If Artbytes's premiere piece is any indication, Susan's project, if not already redefining multimedia art on the Web, will pose new questions. With Found Sound, documentary filmmaker, sculptor, and multi-media artist Alan Berliner has created an interactive audio piece that places us in an aural landscape whose topographies are programmed to the movement of the mouse. Forty-two sounds embedded in a black and white image of an ear are each assigned a square zone. As the mouse glides over their invisible boundaries, the squares are articulated by the sound titles that appears on the screen. The computer screen functions as an instrument, becoming vocal through text and sound. Highlight various squares simultaneously and incongruous sounds are woven together. Pair other sounds together and a narrative mise-en-scene takes shape.

Found Sound is the offspring of an earlier piece, an interactive audio sculpture entitled Audiofile, consisting of four metal filing cabinets, whose drawers, when opened, activate a continuous loop of recorded sound.

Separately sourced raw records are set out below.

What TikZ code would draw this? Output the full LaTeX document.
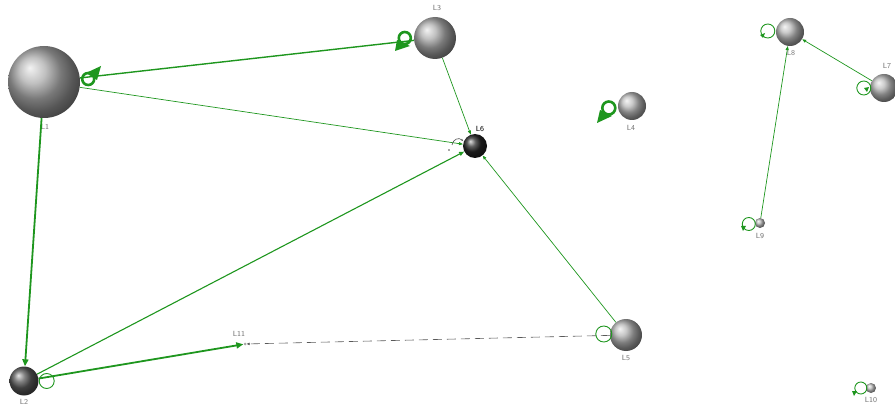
\documentclass[tikz,border=0pt]{standalone}
\usetikzlibrary{arrows.meta}
\definecolor{eg}{RGB}{30,150,30}
\definecolor{lab}{RGB}{115,115,115}
\begin{document}
\begin{tikzpicture}[x=1pt,y=-1pt,
  ball/.style={circle, shading=ball, inner sep=0pt, draw=none},
  lbl/.style={font=\sffamily\fontsize{7.5}{8}\selectfont, text=lab, inner sep=0pt},
  thin edge/.style={eg, line width=0.7pt, -{Triangle[length=4pt,width=3pt]}},
  mid edge/.style={eg, line width=1.1pt, -{Triangle[length=5pt,width=4pt]}},
  thick edge/.style={eg, line width=1.8pt, -{Triangle[length=7pt,width=6pt]}},
  ringthin/.style={eg, line width=0.9pt},
  ringthick/.style={eg, line width=2.6pt}]
\useasboundingbox (0,0) rectangle (895,409);
% nodes
\node[ball, ball color=gray!65, minimum size=72pt] (L1) at (44,82) {};
\node[ball, ball color=gray!65, minimum size=42pt] (L3) at (435,38) {};
\node[ball, ball color=black!85, minimum size=24pt] (L6) at (475,146) {};
\node[ball, ball color=gray!55, minimum size=28pt] (L4) at (632,106) {};
\node[ball, ball color=gray!55, minimum size=28pt] (L8) at (790,32) {};
\node[ball, ball color=gray!55, minimum size=28pt] (L7) at (884,88) {};
\node[ball, ball color=gray!55, minimum size=10pt] (L9) at (760,223) {};
\node[ball, ball color=gray!50, minimum size=10pt] (L10) at (871,388) {};
\node[ball, ball color=black!65, minimum size=29pt] (L2) at (24,381) {};
\node[ball, ball color=gray!60, minimum size=32pt] (L5) at (626,335) {};
\node[circle, fill=gray!70, inner sep=0pt, minimum size=3pt] (L11) at (245,344) {};
% labels
\node[lbl] (tL1) at (45,127) {L1};
\node[lbl] (tL3) at (437,8) {L3};
\node[lbl, text=black] (tL6) at (480,129) {L6};
\node[lbl] (tL4) at (631,128) {L4};
\node[lbl] (tL8) at (791,53) {L8};
\node[lbl] (tL7) at (887,66) {L7};
\node[lbl] (tL9) at (760,236) {L9};
\node[lbl] (tL10) at (871,400) {L10};
\node[lbl] (tL2) at (24,402) {L2};
\node[lbl] (tL11) at (239,334) {L11};
\node[lbl] (tL5) at (626,358) {L5};
% edges
\draw[thick edge] (L1) -- (L2);
\draw[eg, line width=1.4pt] (L1) -- (L3);
\draw[thin edge] (L1) -- (L6);
\draw[thin edge] (L3) -- (L6);
\draw[mid edge] (L2) -- (L6);
\draw[thin edge] (L5) -- (L6);
\draw[thick edge] (L2) -- (L11);
\draw[gray!70!black, line width=0.6pt, dash pattern=on 9pt off 5pt, -{Triangle[length=3pt,width=2.5pt]}] (L5) -- (L11);
\draw[thin edge] (L9) -- (L8);
\draw[thin edge] (L7) -- (L8);
% self loops
\draw[ringthick] ([xshift=8pt,yshift=3pt]L1.east) circle (6pt);
\fill[eg] (86,73) -- (101,66) -- (97,80) -- cycle;
\draw[ringthick] ([xshift=-9pt]L3.west) circle (6pt);
\fill[eg] (395,51) -- (397,40) -- (410,46) -- cycle;
\draw[ringthick] ([xshift=-9pt,yshift=-2pt]L4.west) circle (6.5pt);
\fill[eg] (597,123) -- (600,110) -- (612,116) -- cycle;
\draw[ringthin] ([xshift=8pt]L2.east) circle (7.5pt);
\draw[ringthin] ([xshift=-6pt,yshift=1pt]L5.west) circle (8pt);
\draw[ringthin] ([xshift=-8pt,yshift=1pt]L8.west) circle (7pt);
\fill[eg] (760,35) -- (765,33) -- (763,38) -- cycle;
\draw[ringthin] ([xshift=-6pt]L7.west) circle (7pt);
\fill[eg] (864,88) -- (869,87) -- (867,92) -- cycle;
\draw[ringthin] ([xshift=-6pt,yshift=-1pt]L9.west) circle (6.5pt);
\fill[eg] (741,226) -- (746,226) -- (743,231) -- cycle;
\draw[ringthin] ([xshift=-5pt]L10.west) circle (6pt);
\fill[eg] (852,391) -- (857,391) -- (854,396) -- cycle;
\draw[gray!60!black, line width=0.6pt, -{Stealth[length=2.5pt]}] (452,145) .. controls (453,139) and (459,137) .. (463,141);
\fill[gray!60!black] (449,150) circle (0.9pt);
\end{tikzpicture}
\end{document}
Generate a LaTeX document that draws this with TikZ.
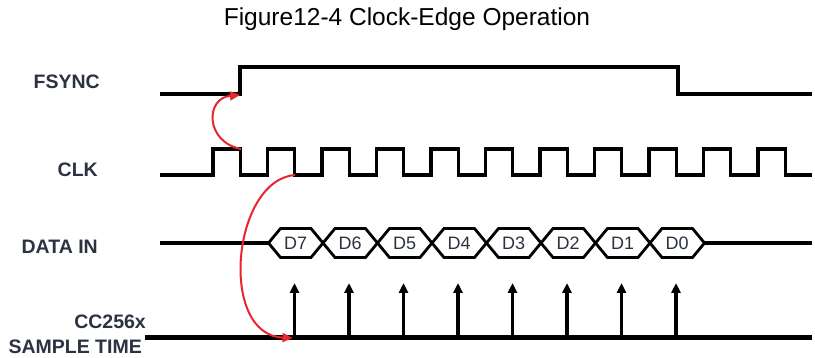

By opening and closing them at random, participants can "compose their own unique sound collage combinations." Alan found that, though it lost its spatial dimension, by transposing this idea to the one-dimensional medium of the Web, "it liberated the work."

Found Sound isn't just another form of online "gaming." The aim is for the piece to be downloaded and left on the user's desktop, inviting an ongoing exploration and playful interaction. Alan's intention was to "create an interactivity in which the participant is free to explore and invent a virtual infinity of serendipitous connections and improvisitory dynamics through a real time audio collage." Found Sound accomplishes this, creating acoustic narratives and abstract musical compositions by building layers of sound. Not only do the sounds effectively conjure emotional states, encoded in textual images, they also allow words to take on new meaning. By spending time with the piece Alan found that "the internal vocabulary takes over and through word association, poetic leaps are inspired."

Marshall McLuhan foresaw the effect the computer would have on us thirty years ago when he said: "The important thing to realize is that electric information systems are live environments in the full organic sense. They alter our feelings and sensibilities." We're affected daily by the architecture of technology which orders our world--and electronic media continues to transmute and rearrange itself in our lives. Despite the mania of Web devotees the medium is still in flux and its possibilities intangible, like some of Alan's aspirations for his piece--to have people record their own sound and title compositions and upload them back onto the site. Though unrealized, this possibility encourages abstract notions of language and creative participation. It represents an interesting trajectory--for artistic expression to become a communal project.

The discussions Found Sound initiates point to directions interactive art may take on the Web in the future. The online gallery Susan envisions for Artbytes will certainly play a role in steering multimedia artists towards the medium and attracting a growing audience interested in the intersection between technology and art.